From a consumer’s perspective, the thought of being online, browsing the web, and multitasking while your hands and eyes are engaged can seem alluring. And this type of behaviour is set to become more common as an increasing number of people are accustomed to using virtual assistants. Although screen-based search results are not a dying breed, with many people still actively searching in this way, businesses should still consider optimising for spoken results as well.
Below are three ways to optimise for voice search in 2018 –
1. Optimise for conversational keywords
The conversational nature of voice search queries can lead to them being structured differently to text-based queries and appearing as long-tail keywords, which are basically longer phrases in a sentence based format. You could optimise for these keywords by creating a frequently asked questions (FAQs) section on your website, which would help to address any queries. However, it is imperative to think like your customer and understand the types of questions they might ask relating to your business.
Mobile friendly content is now a more important ranking factor than ever due to Google’s Mobile First index. With an increasing number of people searching via voice on mobile, it is imperative to have a site which is accessible, easy to navigate, and even more importantly, quick to load. A user’s interaction with your site must be positive, and mobile-friendly content will help to reduce the chance of them bouncing
3. Effective local SEO
Having an effective local SEO strategy will enable you to benefit from local queries via voice assistants. Claiming your Google My Business listing can certainly help with this. This will not only enhance your online presence, but also help customers find your business, which is particularly important if a customer asks their voice assistant something like, “Ok Google, where are my nearest barbers?” If you already have Google My Business, ensure it is fully up-to-date. You do not want to lose valuable customers due to providing the wrong address! Another way to optimise for local queries is to have online reviews of your business, which can boost rankings in local search results, as well as potentially influencing purchasing decisions.

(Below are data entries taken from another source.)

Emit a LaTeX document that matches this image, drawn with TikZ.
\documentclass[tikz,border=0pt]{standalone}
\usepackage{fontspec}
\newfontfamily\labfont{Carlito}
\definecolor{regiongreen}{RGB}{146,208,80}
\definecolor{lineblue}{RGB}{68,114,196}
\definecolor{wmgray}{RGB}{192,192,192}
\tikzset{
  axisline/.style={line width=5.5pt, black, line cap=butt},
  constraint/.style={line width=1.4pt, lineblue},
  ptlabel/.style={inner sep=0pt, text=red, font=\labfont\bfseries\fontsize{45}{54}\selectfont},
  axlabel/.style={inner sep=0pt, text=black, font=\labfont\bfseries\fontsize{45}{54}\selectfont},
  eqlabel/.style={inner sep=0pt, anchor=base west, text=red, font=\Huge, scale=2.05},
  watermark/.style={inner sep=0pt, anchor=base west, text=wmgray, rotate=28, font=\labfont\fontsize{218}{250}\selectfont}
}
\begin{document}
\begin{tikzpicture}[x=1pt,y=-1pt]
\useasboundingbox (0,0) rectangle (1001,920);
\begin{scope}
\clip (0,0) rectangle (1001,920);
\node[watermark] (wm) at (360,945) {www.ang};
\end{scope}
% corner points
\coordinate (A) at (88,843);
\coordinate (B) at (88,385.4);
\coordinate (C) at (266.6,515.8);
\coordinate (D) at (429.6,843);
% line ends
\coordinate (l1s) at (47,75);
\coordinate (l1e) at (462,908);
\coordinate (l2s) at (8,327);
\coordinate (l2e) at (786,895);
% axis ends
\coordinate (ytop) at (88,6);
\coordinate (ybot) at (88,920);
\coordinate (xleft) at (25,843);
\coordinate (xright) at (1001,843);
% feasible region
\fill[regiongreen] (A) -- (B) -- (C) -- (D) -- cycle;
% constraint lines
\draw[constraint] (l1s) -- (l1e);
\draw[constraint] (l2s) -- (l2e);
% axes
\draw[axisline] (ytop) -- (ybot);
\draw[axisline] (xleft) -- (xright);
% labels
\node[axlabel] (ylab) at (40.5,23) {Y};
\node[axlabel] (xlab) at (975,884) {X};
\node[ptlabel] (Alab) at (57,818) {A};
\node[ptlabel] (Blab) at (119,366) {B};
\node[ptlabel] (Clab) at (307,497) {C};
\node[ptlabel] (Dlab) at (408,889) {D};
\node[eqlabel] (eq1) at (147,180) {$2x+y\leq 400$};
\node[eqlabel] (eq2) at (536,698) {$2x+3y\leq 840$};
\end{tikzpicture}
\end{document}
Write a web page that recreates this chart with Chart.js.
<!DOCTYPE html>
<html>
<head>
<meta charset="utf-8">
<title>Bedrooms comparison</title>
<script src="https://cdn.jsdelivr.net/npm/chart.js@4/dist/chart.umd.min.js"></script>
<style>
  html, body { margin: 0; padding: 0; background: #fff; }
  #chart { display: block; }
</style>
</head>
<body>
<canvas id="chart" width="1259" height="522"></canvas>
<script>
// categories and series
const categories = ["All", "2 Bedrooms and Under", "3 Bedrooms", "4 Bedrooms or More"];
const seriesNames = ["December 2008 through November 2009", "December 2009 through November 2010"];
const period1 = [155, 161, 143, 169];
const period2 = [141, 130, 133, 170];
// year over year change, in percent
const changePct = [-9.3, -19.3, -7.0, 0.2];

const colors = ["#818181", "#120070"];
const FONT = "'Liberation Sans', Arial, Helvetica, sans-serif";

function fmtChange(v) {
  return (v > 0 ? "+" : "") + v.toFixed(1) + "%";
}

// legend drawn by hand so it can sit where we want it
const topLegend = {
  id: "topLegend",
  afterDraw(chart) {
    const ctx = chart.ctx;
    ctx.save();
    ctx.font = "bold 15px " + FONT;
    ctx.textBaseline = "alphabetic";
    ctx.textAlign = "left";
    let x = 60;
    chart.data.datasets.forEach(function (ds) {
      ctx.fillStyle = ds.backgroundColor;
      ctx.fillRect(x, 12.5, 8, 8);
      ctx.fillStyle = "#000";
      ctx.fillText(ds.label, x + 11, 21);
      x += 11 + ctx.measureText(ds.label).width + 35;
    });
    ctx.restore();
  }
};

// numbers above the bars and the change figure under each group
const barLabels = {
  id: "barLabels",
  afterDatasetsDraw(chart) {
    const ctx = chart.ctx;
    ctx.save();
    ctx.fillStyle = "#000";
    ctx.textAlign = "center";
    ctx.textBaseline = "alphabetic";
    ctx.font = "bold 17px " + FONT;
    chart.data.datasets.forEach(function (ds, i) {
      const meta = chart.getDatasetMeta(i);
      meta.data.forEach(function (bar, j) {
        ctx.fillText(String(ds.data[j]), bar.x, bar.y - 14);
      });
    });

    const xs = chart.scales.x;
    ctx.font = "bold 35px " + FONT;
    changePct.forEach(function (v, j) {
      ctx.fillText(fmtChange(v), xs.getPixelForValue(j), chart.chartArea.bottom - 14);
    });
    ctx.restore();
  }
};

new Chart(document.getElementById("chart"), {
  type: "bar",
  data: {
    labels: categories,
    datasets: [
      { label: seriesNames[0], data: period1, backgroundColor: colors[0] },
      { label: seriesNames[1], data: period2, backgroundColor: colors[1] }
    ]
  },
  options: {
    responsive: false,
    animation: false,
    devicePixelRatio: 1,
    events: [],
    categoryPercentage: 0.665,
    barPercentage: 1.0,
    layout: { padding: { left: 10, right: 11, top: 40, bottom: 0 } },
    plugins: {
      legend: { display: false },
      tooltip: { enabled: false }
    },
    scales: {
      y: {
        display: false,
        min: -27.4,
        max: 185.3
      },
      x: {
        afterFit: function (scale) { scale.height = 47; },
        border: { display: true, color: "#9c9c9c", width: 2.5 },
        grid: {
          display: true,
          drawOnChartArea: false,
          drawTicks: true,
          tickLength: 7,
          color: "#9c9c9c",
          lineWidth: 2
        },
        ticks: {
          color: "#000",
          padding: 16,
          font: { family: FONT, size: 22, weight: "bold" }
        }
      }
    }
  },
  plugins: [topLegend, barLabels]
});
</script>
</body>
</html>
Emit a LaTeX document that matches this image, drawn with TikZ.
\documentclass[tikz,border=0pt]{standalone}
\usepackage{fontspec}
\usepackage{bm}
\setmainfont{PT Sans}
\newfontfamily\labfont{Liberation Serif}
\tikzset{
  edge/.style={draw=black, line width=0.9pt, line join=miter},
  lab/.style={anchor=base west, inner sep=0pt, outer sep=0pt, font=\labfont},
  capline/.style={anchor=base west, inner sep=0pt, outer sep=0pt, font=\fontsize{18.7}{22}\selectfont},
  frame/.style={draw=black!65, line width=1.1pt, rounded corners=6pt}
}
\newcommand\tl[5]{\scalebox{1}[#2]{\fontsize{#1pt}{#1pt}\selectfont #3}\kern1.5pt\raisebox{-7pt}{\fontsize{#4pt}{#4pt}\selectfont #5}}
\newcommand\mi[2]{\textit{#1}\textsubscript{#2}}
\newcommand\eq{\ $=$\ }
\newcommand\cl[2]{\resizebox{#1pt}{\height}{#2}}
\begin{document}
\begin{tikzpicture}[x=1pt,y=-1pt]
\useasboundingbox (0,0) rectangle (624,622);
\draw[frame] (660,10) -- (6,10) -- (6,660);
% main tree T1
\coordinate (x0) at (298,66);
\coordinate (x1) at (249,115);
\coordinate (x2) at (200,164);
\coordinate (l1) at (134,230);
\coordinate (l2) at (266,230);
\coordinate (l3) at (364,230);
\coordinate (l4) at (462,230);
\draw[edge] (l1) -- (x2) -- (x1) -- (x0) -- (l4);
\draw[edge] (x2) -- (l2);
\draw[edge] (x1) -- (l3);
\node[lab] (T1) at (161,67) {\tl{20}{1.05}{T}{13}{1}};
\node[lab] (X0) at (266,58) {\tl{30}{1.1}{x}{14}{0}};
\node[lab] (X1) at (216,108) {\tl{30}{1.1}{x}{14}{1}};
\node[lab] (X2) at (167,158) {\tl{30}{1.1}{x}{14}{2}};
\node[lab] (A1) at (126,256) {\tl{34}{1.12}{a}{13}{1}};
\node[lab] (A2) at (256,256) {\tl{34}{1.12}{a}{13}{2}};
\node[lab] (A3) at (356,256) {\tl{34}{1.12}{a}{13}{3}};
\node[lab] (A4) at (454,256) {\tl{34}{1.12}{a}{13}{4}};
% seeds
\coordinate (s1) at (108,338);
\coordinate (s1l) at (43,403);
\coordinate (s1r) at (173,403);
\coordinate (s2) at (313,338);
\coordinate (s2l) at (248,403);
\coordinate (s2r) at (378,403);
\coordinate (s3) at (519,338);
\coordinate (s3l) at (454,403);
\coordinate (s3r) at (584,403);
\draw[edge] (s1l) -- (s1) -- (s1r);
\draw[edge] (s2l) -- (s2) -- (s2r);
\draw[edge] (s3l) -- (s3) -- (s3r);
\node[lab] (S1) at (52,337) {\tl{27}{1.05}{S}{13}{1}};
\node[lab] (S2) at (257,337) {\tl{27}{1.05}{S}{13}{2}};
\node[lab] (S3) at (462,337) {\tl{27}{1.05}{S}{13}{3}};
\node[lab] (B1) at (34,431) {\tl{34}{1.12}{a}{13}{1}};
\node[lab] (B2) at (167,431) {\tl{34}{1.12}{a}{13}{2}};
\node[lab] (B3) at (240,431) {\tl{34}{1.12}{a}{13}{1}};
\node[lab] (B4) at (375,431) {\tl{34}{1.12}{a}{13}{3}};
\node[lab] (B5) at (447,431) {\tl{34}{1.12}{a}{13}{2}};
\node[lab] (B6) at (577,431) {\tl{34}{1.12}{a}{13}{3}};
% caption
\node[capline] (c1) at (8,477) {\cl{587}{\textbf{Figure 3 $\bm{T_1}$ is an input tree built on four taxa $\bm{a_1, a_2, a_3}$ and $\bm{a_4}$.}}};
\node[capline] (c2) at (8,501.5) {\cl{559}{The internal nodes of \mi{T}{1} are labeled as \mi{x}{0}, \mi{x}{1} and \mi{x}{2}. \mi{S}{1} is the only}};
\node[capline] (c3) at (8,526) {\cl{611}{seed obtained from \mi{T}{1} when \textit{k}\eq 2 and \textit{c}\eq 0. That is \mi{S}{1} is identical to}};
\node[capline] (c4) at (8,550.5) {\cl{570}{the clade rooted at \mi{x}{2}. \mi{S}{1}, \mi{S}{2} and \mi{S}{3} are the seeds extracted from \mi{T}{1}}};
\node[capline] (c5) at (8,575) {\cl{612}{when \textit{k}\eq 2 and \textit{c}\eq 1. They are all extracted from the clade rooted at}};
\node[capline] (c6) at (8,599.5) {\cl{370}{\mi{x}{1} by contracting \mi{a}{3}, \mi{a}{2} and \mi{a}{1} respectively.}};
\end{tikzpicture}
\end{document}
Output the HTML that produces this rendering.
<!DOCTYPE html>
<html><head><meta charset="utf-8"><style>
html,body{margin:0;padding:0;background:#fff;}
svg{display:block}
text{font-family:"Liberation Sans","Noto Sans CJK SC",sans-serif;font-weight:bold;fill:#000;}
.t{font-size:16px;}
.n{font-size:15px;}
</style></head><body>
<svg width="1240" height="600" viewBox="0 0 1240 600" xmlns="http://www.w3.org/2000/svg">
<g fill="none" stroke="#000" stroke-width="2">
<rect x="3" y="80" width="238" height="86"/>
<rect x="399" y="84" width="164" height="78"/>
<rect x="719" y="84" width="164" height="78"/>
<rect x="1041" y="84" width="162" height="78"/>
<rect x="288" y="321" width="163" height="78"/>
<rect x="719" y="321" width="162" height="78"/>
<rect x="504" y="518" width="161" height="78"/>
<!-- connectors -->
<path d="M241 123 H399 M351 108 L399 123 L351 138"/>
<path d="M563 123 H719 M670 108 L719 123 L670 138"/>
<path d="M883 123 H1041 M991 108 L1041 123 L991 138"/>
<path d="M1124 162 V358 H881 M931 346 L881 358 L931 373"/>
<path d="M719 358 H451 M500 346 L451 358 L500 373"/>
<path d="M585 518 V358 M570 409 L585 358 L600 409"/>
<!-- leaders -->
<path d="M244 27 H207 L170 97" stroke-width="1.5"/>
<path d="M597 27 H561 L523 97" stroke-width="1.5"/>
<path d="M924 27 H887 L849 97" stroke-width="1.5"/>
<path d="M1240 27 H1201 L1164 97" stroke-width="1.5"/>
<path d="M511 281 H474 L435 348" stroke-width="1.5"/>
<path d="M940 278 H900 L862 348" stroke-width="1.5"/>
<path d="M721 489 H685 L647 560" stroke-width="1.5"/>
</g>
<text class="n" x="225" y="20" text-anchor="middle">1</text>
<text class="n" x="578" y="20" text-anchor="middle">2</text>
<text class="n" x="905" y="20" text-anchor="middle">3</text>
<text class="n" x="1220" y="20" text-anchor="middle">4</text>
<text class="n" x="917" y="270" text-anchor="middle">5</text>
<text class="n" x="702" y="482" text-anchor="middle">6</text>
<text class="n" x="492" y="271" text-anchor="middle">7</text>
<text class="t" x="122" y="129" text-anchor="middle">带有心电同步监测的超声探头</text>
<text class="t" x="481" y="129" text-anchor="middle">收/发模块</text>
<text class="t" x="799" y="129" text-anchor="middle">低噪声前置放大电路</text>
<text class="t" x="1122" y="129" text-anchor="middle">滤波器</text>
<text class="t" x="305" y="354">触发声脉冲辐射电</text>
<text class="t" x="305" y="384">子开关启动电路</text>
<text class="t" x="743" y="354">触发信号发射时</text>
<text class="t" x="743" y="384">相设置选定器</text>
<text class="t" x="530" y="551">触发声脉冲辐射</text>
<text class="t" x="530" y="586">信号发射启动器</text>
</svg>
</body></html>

It certainly looks like voice search is here to stay and we are witnessing a shift towards conversational interactions with brands, which is a direct result of advances in machine learning and the consumer’s desire to search in a way that feels more natural to them. It remains to be seen whether 50% of searches will be voice searches by 2020, but voice search technology certainly presents a number of fresh opportunities and challenges for brands, including SEO. It’s time to stop talking and start thinking.